Some stockbrokers and shareholders who spoke with our correspondent on the issue explained that the move is wrong and faulty by every standard. According to the Companies and Allied Matters Act (CAMA), unclaimed dividend of over 12 years should be transferred to the issuer’s capital reserves for restricted utilization such as capital expansion and issuance of bonus shares to the company’s shareholders. That is the global best practices. The rationale is that it also provides the possibility for shareholders/owners of the unclaimed dividends to also share from the shared dividends.
Chartered stockbroker and chief executive officer, Sofunix Investment And Communications Limited, Sola Oni, said at a time like this, the authorities must continually explore ways by which more companies should seek listing on the market. It has been proven that quoted companies generate substantial part of corporate tax in Nigeria, stating that “the plan by the government to manage unclaimed dividends is unpopular and be rescinded if we want our market to sustain its global competitiveness.”
It was gathered that the Chartered Institute of Stockbrokers (CIS) is making consultations to let the federal government see reasons why management of unclaimed dividend by the government will do more harm than good. But is there anything that can be done when the head is already off? The deed has already been done – the 2020 finance Bill is also signed into law.
There are those who strongly believe that the action is failure of the authorities to separate politics from economy. “They should avert sending wrong signals to the global community about our market. Unclaimed Dividend Act should be thrown out without further delay. Both the economics and politics of the game plan are faulty, avoidable and suspect,” Oni argued.
But the government noted that notwithstanding subsections (1) and (2), dividends of a public limited liability company quoted on the Nigerian Stock Exchange (NSE) which had remained unclaimed for a period of six years or more from the date of declaring the dividend shall be immediately transferred to the Unclaimed Funds Trust Fund.

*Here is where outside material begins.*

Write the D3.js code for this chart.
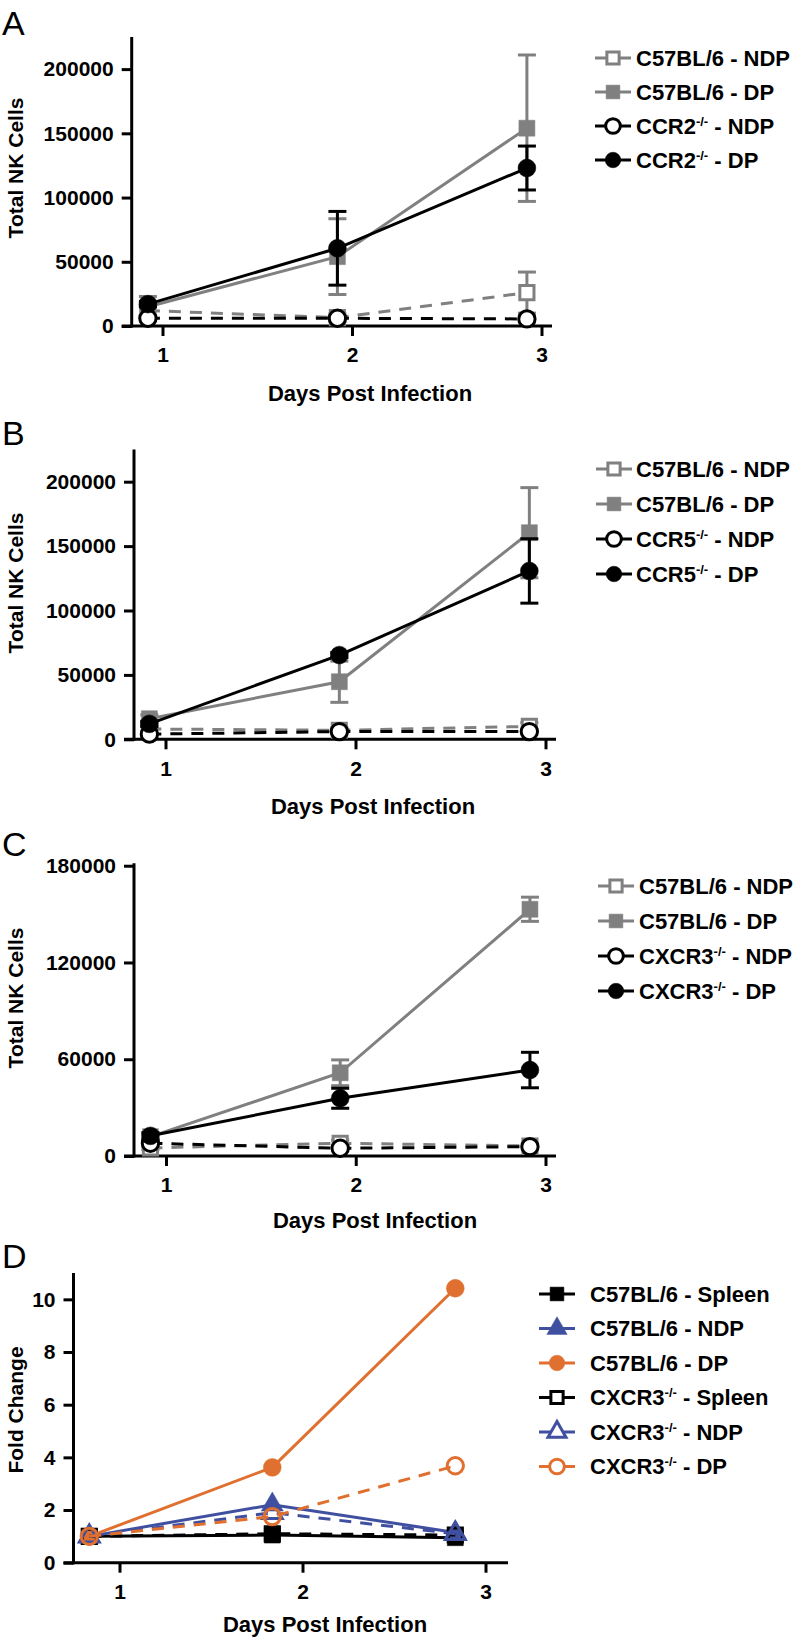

Independent Shareholders Association of Nigeria believes that “Government lacks the capacity to manage the funds and has demonstrated a lack of capacity to administer funds. Imagine a shareholder with an unclaimed dividend of about N1000 to write/go to Abuja from Lagos to make a claim of the unpaid dividend. The stress and bureaucratic bottleneck are too cumbersome and will not solve the unclaimed dividend problem.”
Commenting on the technological approach towards addressing the issue of unclaimed dividend, the president, Institute of Capital Market Registrar, Mr Seyi Owoturo, had recently explained that electronic dividend had led to about 80 percent success. According to him, only 10 percent of all outstanding unclaimed dividends is held by registrars while the remaining 90 percent is transferred to the issuers.